I find myself there because, well, the streets of Chicago can be scary, too.  There are times when I’m walking around my neighborhood and I’m looking for the suspicious character…and find myself being the suspicious character in some neighborhoods.

But luckily, I have a tool that counteracts the fear of suspicious characters.  I’m not talking about a gun, a baton, a taser, or some other self-defense tool or technique.

I don’t have those.

I have “The Peace.”

“The Peace” is what I share every Sunday morning at my church, where I go around to shake the hands of people I know, and people I don’t know.  And as I do it, I say, “The peace of God be with you!”  It’s a peace that I extend with my hand.  It’s a peace that I, sometimes, extend with a kiss.

It’s a peace that I extend to everyone.  Everyone there.

And I do it, week after week, first and foremost, to teach myself.  To teach myself how to be the peace, to live in the peace of God, that peace that I’m extending.

Secondarily, I do it to receive the peace of the other person.  To allow myself to be vulnerable to them, to receive their blessing, that we hold to be the tangible blessing of God.

My hope is that in living in this rhythm of intentionally greeting people I don’t know on a weekly basis, I might be shaped and formed into a person who doesn’t fear the stranger, the “other” in front of me.

Some weeks I feel it “takes” better than others.  But I go back, week after week, believing that the process is teaching me a spiritual muscle memory that will pay off.

And why?

Because otherwise we end up worshiping idols.  Like the idol of security.  Security that comes with packing a firearm with you.  And as a good friend said recently, “The idol of false security always demands blood.”

And that’s what we saw in Sanford: the idol of false security taking its blood payment.

But for those of us who profess to be Christian, we have a different model, a different norm that we practice week after week in the liturgy.  The Peace can teach us, if we pay attention, that vulnerability leads to relationship, that openness leads to community.

The Peace can teach us how to act with courage, and not to seek out false security.  Courage, as I see it, is holding the appropriate amount of fear, but stepping forward nonetheless.

If Christians profess the faith of a Christ who is calling the universe toward unity (read Ephesians 1 if you’re wondering what that mystery might look like), then why are we so silent on this issue?  Why are we not lifting up the tools that we have, that we use, that we practice to counteract this issue?!

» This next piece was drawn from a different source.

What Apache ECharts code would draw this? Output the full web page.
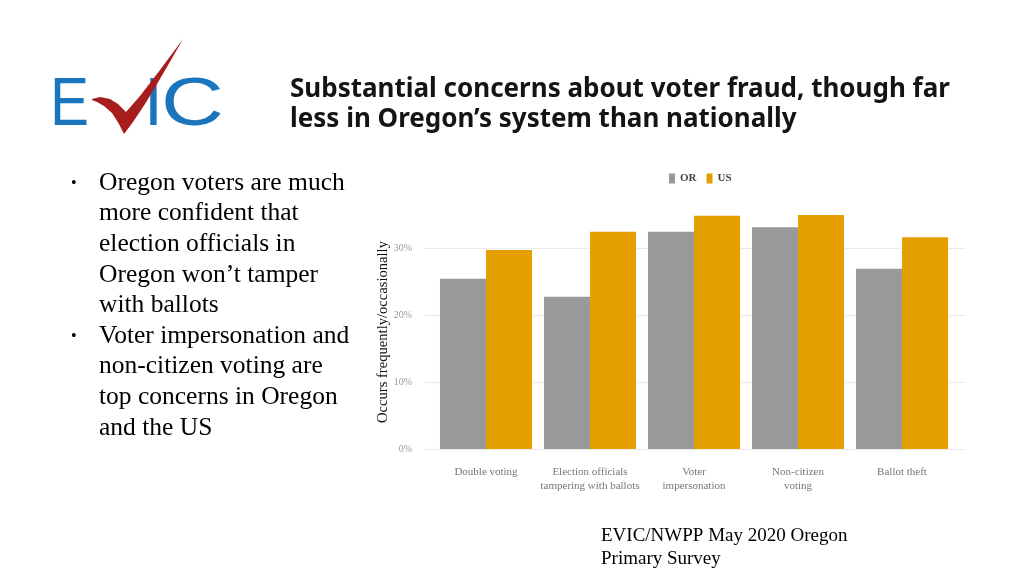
<!DOCTYPE html>
<html><head><meta charset="utf-8">
<script src="https://cdn.jsdelivr.net/npm/echarts@6/dist/echarts.min.js"></script>
<style>html,body{margin:0;padding:0;background:#fff}#c{width:1024px;height:576px}</style>
</head><body><div id="c"></div>
<script>
const categories = ['Double voting', 'Election officials\ntampering with ballots', 'Voter\nimpersonation', 'Non-citizen\nvoting', 'Ballot theft'];
const seriesNames = ['OR', 'US'];
const orValues = [25.4, 22.7, 32.4, 33.1, 26.9];
const usValues = [29.7, 32.4, 34.8, 34.9, 31.6];
const yTicks = [0, 10, 20, 30];
const yAxisTitle = 'Occurs frequently/occasionally';
const titleLines = ['Substantial concerns about voter fraud, though far', 'less in Oregon’s system than nationally'];
const bullet1 = ['Oregon voters are much', 'more confident that', 'election officials in', 'Oregon won’t tamper', 'with ballots'];
const bullet2 = ['Voter impersonation and', 'non-citizen voting are', 'top concerns in Oregon', 'and the US'];
const sourceLines = ['EVIC/NWPP May 2020 Oregon', 'Primary Survey'];

const serif = '"Liberation Serif", "DejaVu Serif", serif';
const Y_MAX = 37;
const graphics = [];
titleLines.forEach((t, i) => graphics.push({type:'text', style:{text:t, x:290, y:90 + i*30, font:'bold 26px "Noto Sans", sans-serif', fill:'#141414', textVerticalAlign:'middle'}}));
const allBullets = [...bullet1, ...bullet2];
allBullets.forEach((t, i) => graphics.push({type:'text', style:{text:t, x:99, y:183 + i*30.6, font:'25.5px ' + serif, fill:'#000', textVerticalAlign:'middle'}}));
[0, bullet1.length].forEach(i => graphics.push({type:'text', style:{text:'•', x:71, y:184 + i*30.6, font:'16px ' + serif, fill:'#000', textVerticalAlign:'middle'}}));
sourceLines.forEach((t, i) => graphics.push({type:'text', style:{text:t, x:601, y:536 + i*23.5, font:'19px ' + serif, fill:'#000', textVerticalAlign:'middle'}}));
graphics.push({type:'text', x:383, y:332, rotation:Math.PI/2, style:{text:yAxisTitle, x:0, y:0, font:'14.6px ' + serif, fill:'#111', textAlign:'center', textVerticalAlign:'middle'}});
// logo
const logoFont = '68px "Liberation Sans", Arial, sans-serif';
graphics.push({type:'text', x:50, y:106, scaleX:0.86, style:{text:'E', x:0, y:0, font:logoFont, fill:'#1b75bc', textVerticalAlign:'middle'}});
graphics.push({type:'text', x:144, y:106, style:{text:'I', x:0, y:0, font:logoFont, fill:'#1b75bc', textVerticalAlign:'middle'}});
graphics.push({type:'text', x:161, y:106, scaleX:1.28, style:{text:'C', x:0, y:0, font:logoFont, fill:'#1b75bc', textVerticalAlign:'middle'}});
graphics.push({type:'polygon', shape:{points:[[92,99],[100,97],[110,99],[118,104],[126,112],[140,96],[160,70],[183,39],[171,60],[157,84],[145,104],[133,122],[124,134],[119,124],[112,113],[104,106],[97,102],[92,100]]}, style:{fill:'#a71d1d'}});

const chart = echarts.init(document.getElementById('c'));
chart.setOption({
  animation:false,
  graphic: graphics,
  legend:{data:seriesNames, left:664, top:168, icon:'rect', itemWidth:6, itemHeight:10, itemGap:10,
    textStyle:{fontFamily:serif, fontSize:11, color:'#444', fontWeight:'bold'}},
  grid:[
    {left:434, width:520, top:201, height:248},
    {left:424, width:541, top:201, height:248}
  ],
  xAxis:[
    {type:'category', gridIndex:0, data:categories, axisLine:{show:false}, axisTick:{show:false},
      axisLabel:{fontFamily:serif, fontSize:11, color:'#777', margin:16, lineHeight:14, interval:0}},
    {type:'value', gridIndex:1, min:0, max:1, show:false}
  ],
  yAxis:[
    {type:'value', gridIndex:0, min:0, max:Y_MAX, show:false, splitLine:{show:false}},
    {type:'value', gridIndex:1, min:0, max:Y_MAX, interval:10,
      axisLine:{show:false}, axisTick:{show:false},
      axisLabel:{fontFamily:serif, fontSize:10, color:'#999', margin:12,
        formatter:v => yTicks.includes(v) ? v + '%' : ''},
      splitLine:{lineStyle:{color:['#ebebeb','#ebebeb','#ebebeb','#ebebeb','rgba(0,0,0,0)'], width:1}}}
  ],
  series:[
    {name:seriesNames[0], type:'bar', xAxisIndex:0, yAxisIndex:0, data:orValues, barGap:'0%', barCategoryGap:'11.5%', itemStyle:{color:'#999999'}},
    {name:seriesNames[1], type:'bar', xAxisIndex:0, yAxisIndex:0, data:usValues, barGap:'0%', barCategoryGap:'11.5%', itemStyle:{color:'#e69f00'}}
  ]
});
</script></body></html>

I think we are inactive, and largely silent, because we fail to take The Peace seriously.  We don’t reflect on the liturgy anymore; it’s simply the bridge between the sermon and communion.

That, or worse, it’s a time to greet our friends. Exclusively.

But what if that time, in every community, could be a time when we actively counteract the violence around us?  Where we reach out to the other not with a sword (or gun), but with an open hand?

Of course it appears as if other things muddy these particular waters.  Racial tensions are very present (and very real).  Policies and laws that glorify the individual rather than the community provide for troubling legal escapes.  But the fact remains that the church has a wealth of knowledge in the communal practice of our liturgical gathering to speak about this issue, and even those that muddy the waters!

Where is that voice?

This is one of the reasons that I’m a reluctant Christian.  We’ve become so numb to our own worship practices that we can’t see them as tools for daily living.  We might as well get in line at at our local chain coffee shop, put in our ipods (and, isn’t it funny that all of those products begin with “i”…we’ve stripped the community out of everything), and never greet those around us.

What does it mean to participate in a meal where all are invited forward and none leave without something?  What does it mean to bathe a person in the waters of grace and tell them, definitively, that we affirm their existence as a child of God?  What does it mean to weekly greet people we do not know, to welcome them into our personal space without asking them for something?  What does it mean to sing corporately songs of longing, songs of peace, songs of lament, shunning our ipods, iphones, i-gadgets for just a while?

You’d think such practices, if internalized, could be life changing.

Or, in this case, life-saving.

We have tools for this.  We’ve just forgotten how to use them.